Copy exactly the lines from the beginning of the data down to and including the line holding "var tickValues = [-1.5, -1, -0.5, 0, 0.5, 1, 1.5];", without any pictures.

* [Data block]
━━━━━━━━
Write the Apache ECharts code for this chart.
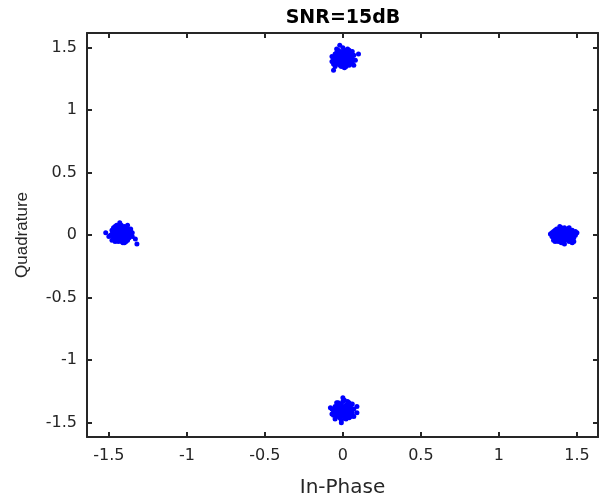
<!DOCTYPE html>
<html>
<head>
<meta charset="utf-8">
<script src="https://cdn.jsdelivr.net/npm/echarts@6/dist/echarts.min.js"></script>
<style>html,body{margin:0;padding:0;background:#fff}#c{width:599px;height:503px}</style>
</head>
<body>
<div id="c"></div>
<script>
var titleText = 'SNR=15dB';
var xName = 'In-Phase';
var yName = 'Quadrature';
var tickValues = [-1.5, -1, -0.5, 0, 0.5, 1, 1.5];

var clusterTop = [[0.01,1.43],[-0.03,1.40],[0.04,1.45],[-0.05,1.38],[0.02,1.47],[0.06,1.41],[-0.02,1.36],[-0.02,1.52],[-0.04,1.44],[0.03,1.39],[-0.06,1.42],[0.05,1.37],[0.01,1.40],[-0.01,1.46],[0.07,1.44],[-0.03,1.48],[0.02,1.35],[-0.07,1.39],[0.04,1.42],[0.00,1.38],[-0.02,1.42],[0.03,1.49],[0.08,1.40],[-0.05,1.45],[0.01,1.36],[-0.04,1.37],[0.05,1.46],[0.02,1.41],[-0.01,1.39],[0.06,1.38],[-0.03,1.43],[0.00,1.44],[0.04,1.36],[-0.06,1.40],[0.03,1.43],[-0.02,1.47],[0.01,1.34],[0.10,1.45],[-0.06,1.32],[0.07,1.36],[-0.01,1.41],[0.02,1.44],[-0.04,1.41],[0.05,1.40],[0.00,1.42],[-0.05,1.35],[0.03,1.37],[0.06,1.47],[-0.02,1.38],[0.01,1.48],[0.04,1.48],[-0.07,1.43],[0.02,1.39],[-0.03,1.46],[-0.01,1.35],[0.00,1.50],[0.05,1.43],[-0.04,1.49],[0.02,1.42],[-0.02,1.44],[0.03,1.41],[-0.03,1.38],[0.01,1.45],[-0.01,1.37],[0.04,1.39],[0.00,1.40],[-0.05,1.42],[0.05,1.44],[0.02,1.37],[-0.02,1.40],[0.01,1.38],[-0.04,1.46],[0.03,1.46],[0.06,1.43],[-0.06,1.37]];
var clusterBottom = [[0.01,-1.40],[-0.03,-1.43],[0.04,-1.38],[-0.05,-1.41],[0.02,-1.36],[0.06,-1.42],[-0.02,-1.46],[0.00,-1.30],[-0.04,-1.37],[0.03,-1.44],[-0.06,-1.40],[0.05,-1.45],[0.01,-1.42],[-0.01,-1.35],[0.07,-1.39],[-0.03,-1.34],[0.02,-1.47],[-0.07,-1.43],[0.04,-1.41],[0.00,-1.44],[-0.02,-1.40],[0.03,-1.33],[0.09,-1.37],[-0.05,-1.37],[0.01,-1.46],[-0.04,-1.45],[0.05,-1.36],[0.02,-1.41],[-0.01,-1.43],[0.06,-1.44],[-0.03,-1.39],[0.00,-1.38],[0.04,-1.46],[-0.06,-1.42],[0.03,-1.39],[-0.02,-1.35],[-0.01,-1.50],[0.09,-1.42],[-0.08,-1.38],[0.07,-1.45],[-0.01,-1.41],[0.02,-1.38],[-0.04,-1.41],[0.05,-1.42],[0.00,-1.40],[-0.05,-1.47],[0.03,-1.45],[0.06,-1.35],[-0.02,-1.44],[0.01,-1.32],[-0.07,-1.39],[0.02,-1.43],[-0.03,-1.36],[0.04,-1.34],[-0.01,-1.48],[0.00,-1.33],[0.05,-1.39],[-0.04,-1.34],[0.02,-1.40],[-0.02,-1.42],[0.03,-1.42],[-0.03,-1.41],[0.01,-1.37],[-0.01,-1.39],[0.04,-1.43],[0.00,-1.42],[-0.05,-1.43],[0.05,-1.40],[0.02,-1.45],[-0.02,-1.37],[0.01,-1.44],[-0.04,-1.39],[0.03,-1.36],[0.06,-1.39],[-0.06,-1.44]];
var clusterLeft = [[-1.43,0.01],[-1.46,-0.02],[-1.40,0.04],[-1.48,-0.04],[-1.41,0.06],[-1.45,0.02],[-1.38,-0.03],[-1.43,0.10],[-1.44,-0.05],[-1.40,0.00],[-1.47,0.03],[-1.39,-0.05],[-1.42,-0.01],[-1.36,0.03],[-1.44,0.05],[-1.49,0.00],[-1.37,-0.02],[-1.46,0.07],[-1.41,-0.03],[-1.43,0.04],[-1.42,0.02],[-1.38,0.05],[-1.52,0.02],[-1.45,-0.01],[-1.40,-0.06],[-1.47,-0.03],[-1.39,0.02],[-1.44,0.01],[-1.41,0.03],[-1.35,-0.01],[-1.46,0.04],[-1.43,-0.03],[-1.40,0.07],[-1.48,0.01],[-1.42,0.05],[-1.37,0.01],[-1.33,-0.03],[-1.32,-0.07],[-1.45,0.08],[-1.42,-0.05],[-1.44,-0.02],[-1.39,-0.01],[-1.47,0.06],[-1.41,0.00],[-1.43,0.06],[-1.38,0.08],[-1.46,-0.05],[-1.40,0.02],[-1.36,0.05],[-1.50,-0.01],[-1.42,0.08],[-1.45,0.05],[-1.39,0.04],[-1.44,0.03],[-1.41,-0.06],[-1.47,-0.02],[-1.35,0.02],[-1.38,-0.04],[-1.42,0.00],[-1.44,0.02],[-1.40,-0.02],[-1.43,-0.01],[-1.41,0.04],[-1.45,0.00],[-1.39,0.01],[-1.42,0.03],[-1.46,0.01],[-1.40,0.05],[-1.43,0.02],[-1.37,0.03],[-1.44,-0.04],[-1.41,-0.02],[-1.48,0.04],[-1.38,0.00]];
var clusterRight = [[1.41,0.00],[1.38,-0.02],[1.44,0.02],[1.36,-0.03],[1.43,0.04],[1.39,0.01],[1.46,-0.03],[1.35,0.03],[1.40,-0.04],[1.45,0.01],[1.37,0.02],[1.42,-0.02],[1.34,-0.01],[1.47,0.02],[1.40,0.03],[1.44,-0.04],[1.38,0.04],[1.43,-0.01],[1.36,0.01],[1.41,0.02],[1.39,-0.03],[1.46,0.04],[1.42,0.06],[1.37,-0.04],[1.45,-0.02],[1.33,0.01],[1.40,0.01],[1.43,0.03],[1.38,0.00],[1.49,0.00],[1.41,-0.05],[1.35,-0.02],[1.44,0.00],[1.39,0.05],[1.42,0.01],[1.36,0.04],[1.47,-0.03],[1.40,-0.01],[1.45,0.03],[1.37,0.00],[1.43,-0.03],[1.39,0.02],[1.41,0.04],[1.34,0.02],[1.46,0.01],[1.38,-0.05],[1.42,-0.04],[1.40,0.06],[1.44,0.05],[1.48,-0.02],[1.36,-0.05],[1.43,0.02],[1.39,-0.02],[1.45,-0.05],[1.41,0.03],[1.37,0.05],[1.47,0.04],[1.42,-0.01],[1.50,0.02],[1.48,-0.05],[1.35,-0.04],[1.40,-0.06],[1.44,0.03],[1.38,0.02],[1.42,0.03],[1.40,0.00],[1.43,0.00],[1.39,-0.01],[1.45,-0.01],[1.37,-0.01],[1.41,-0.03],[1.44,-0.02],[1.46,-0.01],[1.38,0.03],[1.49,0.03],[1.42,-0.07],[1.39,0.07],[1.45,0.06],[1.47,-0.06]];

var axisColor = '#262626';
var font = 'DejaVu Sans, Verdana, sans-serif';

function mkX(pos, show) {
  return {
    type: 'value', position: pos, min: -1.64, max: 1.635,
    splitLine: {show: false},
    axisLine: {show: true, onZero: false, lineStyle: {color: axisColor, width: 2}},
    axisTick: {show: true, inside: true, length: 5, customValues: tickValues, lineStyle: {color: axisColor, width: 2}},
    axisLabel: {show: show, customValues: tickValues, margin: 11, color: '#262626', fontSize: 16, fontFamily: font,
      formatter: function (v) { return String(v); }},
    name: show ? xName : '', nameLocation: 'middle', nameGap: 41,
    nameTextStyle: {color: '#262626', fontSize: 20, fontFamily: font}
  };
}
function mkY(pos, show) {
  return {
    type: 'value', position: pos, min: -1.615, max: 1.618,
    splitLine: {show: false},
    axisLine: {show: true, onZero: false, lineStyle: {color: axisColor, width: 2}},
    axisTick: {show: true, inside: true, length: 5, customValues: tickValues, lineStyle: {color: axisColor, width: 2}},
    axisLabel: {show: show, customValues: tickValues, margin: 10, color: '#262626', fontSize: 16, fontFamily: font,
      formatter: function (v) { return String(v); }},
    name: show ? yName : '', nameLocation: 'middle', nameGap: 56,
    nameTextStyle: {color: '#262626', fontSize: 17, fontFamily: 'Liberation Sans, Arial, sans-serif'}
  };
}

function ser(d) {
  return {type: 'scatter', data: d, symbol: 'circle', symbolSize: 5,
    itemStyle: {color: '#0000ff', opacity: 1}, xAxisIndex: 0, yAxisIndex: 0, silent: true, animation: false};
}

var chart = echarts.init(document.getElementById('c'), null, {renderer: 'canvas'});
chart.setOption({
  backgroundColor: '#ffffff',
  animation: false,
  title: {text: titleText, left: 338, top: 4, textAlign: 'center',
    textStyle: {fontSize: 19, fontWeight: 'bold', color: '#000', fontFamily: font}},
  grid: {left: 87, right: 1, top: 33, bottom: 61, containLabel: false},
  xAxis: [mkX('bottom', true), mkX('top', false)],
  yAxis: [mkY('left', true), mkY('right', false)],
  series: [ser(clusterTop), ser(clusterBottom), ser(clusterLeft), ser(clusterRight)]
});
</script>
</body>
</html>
━━━━━━━━
* [Reply to the task]
Write the Apache ECharts code for this chart.
<!DOCTYPE html>
<html>
<head>
<meta charset="utf-8">
<script src="https://cdn.jsdelivr.net/npm/echarts@6/dist/echarts.min.js"></script>
<style>html,body{margin:0;padding:0;background:#fff}#c{width:599px;height:503px}</style>
</head>
<body>
<div id="c"></div>
<script>
var titleText = 'SNR=15dB';
var xName = 'In-Phase';
var yName = 'Quadrature';
var tickValues = [-1.5, -1, -0.5, 0, 0.5, 1, 1.5];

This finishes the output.